#### [TASK DATA]
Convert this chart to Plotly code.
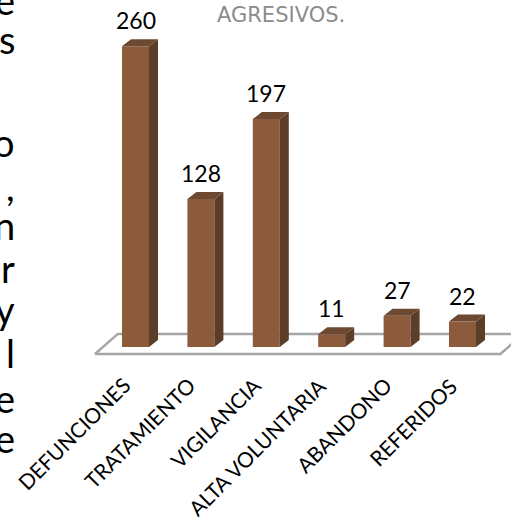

---

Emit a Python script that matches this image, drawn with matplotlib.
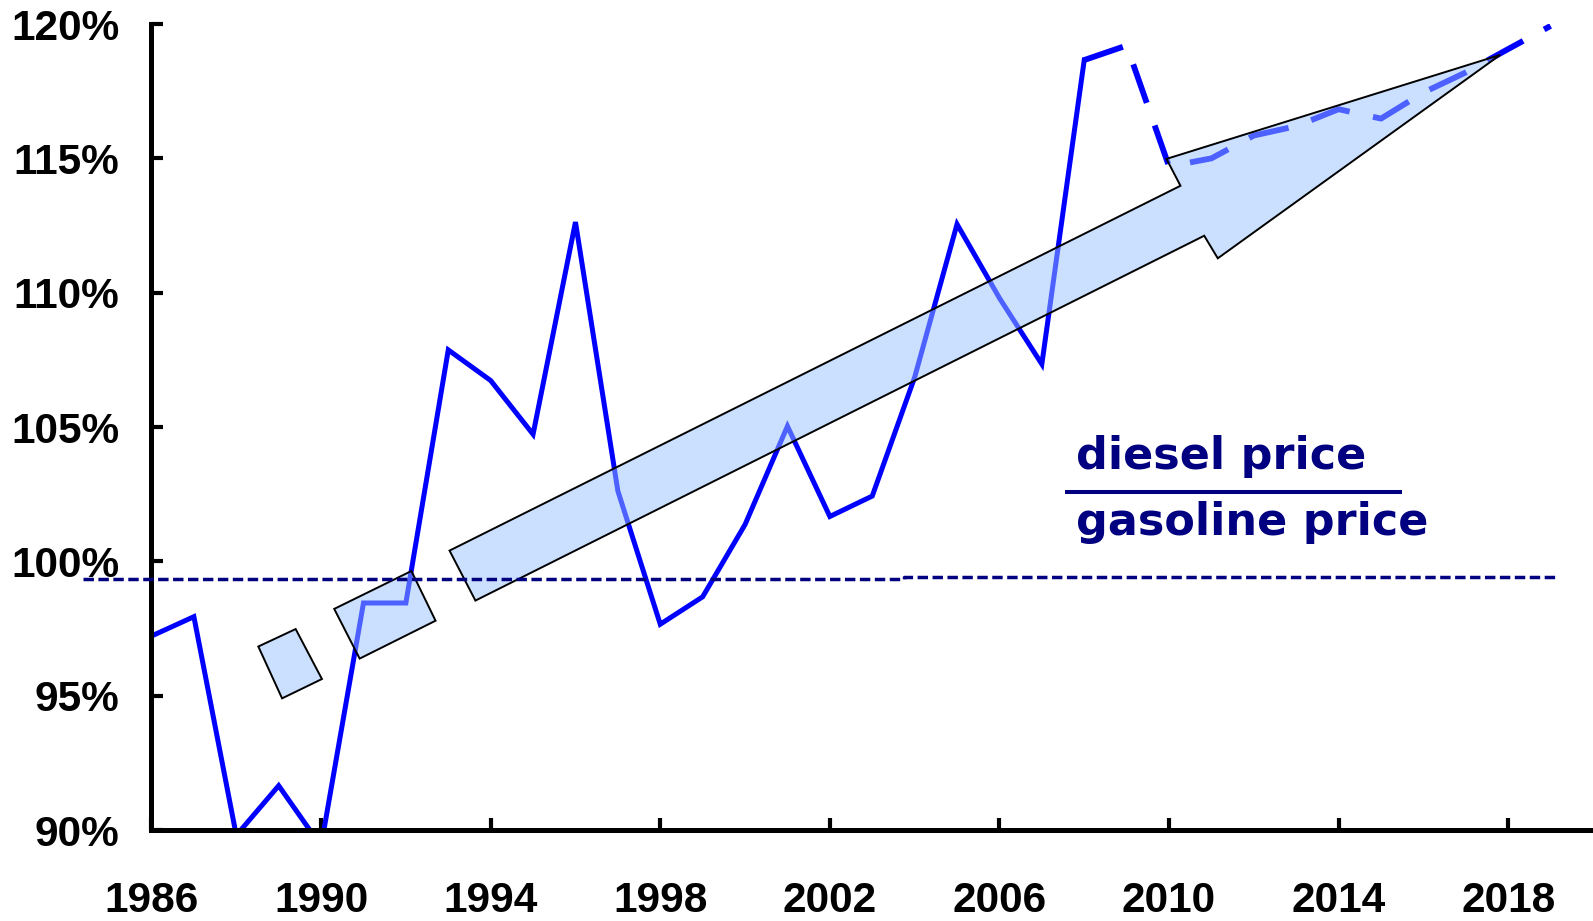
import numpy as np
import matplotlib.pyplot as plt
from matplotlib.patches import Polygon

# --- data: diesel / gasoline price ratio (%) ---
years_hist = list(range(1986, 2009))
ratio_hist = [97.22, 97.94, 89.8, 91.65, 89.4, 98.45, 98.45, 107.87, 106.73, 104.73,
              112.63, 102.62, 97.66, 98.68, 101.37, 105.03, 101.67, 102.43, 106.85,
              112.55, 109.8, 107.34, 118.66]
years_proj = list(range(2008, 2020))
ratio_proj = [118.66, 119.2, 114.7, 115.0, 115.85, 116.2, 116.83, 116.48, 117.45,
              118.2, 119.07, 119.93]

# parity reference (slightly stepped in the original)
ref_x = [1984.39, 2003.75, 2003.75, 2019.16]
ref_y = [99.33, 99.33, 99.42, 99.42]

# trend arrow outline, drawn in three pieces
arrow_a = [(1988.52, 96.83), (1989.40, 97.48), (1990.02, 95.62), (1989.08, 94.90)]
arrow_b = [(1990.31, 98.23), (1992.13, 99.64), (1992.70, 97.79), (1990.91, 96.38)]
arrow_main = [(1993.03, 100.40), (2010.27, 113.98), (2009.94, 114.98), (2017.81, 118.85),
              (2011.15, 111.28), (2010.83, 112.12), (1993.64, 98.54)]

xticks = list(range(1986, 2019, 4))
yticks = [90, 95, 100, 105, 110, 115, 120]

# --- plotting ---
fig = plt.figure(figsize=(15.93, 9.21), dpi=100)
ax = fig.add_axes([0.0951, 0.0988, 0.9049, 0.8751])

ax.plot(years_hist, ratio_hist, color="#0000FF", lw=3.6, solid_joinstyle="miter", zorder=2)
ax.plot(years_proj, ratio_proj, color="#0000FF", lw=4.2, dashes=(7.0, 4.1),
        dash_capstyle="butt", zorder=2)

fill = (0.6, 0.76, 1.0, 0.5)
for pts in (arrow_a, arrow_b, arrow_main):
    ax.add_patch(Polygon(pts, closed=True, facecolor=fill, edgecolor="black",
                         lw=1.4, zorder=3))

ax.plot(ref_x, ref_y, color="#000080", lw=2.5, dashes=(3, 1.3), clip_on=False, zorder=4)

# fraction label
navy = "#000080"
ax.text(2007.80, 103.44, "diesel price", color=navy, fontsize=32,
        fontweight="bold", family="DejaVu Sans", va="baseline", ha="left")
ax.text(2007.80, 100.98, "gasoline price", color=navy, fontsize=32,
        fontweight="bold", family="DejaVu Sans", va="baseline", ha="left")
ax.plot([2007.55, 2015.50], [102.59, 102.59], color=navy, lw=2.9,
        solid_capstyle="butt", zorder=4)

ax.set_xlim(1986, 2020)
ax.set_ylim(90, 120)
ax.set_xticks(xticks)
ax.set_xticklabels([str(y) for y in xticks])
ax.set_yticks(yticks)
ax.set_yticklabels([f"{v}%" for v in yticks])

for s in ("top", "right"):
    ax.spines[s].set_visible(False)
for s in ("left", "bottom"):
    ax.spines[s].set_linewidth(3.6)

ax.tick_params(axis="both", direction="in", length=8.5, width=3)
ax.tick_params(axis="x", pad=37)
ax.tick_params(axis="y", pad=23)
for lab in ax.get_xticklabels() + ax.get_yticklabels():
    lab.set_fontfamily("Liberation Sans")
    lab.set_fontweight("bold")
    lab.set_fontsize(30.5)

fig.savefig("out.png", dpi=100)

...

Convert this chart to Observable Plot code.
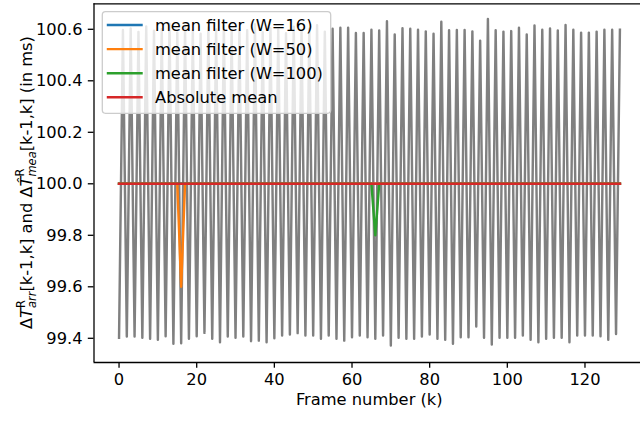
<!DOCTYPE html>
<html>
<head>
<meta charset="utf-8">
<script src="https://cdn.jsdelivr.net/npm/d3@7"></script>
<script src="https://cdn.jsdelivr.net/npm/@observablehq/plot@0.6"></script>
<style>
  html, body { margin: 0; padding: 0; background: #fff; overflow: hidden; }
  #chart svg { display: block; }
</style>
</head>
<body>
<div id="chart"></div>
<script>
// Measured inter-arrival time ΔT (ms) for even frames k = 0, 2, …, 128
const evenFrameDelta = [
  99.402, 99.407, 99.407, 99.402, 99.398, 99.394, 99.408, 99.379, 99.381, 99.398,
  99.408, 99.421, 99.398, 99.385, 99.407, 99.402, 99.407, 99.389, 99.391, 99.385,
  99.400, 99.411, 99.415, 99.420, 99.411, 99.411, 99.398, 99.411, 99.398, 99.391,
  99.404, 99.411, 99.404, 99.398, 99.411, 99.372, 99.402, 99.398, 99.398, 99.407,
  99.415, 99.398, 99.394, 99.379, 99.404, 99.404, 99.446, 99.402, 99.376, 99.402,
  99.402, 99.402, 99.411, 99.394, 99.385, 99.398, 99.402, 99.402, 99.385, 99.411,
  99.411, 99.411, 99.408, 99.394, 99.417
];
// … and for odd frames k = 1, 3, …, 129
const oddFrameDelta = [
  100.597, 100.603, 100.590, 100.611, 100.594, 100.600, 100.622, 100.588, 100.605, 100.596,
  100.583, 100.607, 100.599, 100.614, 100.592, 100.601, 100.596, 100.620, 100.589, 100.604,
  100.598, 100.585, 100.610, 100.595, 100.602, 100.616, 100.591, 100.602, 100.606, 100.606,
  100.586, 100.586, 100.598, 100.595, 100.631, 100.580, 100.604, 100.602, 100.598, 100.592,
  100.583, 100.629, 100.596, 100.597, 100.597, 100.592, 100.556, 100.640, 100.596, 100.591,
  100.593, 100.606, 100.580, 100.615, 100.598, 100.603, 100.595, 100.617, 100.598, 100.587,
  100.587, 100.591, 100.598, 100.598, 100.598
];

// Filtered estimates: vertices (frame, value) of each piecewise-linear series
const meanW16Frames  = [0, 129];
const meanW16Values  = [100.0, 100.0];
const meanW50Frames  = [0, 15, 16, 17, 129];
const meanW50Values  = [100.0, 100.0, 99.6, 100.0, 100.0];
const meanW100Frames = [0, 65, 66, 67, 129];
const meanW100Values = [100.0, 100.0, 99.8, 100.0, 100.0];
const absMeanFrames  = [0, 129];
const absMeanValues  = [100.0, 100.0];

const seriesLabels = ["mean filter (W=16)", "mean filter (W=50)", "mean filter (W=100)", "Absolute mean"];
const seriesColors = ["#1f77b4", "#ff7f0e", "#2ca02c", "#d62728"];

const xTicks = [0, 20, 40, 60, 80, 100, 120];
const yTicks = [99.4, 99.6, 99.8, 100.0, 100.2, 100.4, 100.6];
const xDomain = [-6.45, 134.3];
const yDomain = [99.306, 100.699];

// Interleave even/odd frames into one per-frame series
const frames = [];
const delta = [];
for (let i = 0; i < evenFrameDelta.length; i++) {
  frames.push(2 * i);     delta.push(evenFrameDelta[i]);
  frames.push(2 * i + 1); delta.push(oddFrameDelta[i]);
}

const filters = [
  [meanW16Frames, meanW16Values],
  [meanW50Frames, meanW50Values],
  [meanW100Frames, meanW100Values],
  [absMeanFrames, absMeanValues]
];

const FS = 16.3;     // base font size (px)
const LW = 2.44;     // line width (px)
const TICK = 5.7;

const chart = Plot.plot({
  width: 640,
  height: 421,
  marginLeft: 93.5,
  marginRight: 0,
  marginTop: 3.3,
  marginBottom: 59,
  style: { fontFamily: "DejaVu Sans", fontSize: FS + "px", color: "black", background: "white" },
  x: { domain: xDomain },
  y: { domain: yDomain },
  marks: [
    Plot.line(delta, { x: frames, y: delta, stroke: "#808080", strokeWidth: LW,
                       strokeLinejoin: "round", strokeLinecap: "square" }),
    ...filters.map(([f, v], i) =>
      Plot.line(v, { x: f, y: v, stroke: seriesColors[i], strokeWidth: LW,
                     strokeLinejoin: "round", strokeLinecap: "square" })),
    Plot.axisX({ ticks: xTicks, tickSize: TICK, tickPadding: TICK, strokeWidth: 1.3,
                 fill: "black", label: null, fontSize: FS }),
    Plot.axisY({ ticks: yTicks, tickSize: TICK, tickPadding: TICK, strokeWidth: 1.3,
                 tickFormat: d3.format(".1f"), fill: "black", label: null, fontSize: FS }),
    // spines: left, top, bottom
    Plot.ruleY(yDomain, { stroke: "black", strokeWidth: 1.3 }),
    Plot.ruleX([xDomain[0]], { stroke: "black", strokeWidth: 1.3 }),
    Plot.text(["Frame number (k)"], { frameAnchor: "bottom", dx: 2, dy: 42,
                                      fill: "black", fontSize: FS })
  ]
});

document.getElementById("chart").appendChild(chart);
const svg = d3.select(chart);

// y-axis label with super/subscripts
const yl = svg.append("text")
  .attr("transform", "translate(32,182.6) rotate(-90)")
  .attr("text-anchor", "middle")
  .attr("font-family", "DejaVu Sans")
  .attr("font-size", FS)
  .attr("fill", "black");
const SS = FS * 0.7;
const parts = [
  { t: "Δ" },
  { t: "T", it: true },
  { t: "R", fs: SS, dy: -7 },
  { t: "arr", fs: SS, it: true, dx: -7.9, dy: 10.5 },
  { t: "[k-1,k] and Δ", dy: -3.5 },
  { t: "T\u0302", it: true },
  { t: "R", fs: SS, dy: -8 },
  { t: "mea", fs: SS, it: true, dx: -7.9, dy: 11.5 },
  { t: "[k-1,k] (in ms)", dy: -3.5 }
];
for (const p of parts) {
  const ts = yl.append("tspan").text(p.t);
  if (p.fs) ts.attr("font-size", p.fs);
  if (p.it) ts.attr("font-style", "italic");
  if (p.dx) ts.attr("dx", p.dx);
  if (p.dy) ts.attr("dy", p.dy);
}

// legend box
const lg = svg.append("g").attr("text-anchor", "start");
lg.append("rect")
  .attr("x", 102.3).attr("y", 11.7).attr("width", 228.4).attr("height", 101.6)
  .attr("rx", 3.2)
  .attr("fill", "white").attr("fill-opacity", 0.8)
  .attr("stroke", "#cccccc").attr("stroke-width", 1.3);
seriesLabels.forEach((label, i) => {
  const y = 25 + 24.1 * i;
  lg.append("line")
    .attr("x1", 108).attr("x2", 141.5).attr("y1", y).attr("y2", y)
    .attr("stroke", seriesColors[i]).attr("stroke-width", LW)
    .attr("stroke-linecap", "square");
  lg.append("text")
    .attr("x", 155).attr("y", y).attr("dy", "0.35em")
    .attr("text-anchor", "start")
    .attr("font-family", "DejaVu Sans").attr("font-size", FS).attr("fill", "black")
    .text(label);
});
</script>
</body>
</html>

#### [GIVEN TASK]
Out of the records above, set down only the lines from the one that contains "Emit a Python" through the one that contains "ax = fig.add_axes([0.0951, 0.0988, 0.9049, 0.8751])", unchanged and without the pictures.

#### [FINAL RESULT]
Emit a Python script that matches this image, drawn with matplotlib.
import numpy as np
import matplotlib.pyplot as plt
from matplotlib.patches import Polygon

# --- data: diesel / gasoline price ratio (%) ---
years_hist = list(range(1986, 2009))
ratio_hist = [97.22, 97.94, 89.8, 91.65, 89.4, 98.45, 98.45, 107.87, 106.73, 104.73,
              112.63, 102.62, 97.66, 98.68, 101.37, 105.03, 101.67, 102.43, 106.85,
              112.55, 109.8, 107.34, 118.66]
years_proj = list(range(2008, 2020))
ratio_proj = [118.66, 119.2, 114.7, 115.0, 115.85, 116.2, 116.83, 116.48, 117.45,
              118.2, 119.07, 119.93]

# parity reference (slightly stepped in the original)
ref_x = [1984.39, 2003.75, 2003.75, 2019.16]
ref_y = [99.33, 99.33, 99.42, 99.42]

# trend arrow outline, drawn in three pieces
arrow_a = [(1988.52, 96.83), (1989.40, 97.48), (1990.02, 95.62), (1989.08, 94.90)]
arrow_b = [(1990.31, 98.23), (1992.13, 99.64), (1992.70, 97.79), (1990.91, 96.38)]
arrow_main = [(1993.03, 100.40), (2010.27, 113.98), (2009.94, 114.98), (2017.81, 118.85),
              (2011.15, 111.28), (2010.83, 112.12), (1993.64, 98.54)]

xticks = list(range(1986, 2019, 4))
yticks = [90, 95, 100, 105, 110, 115, 120]

# --- plotting ---
fig = plt.figure(figsize=(15.93, 9.21), dpi=100)
ax = fig.add_axes([0.0951, 0.0988, 0.9049, 0.8751])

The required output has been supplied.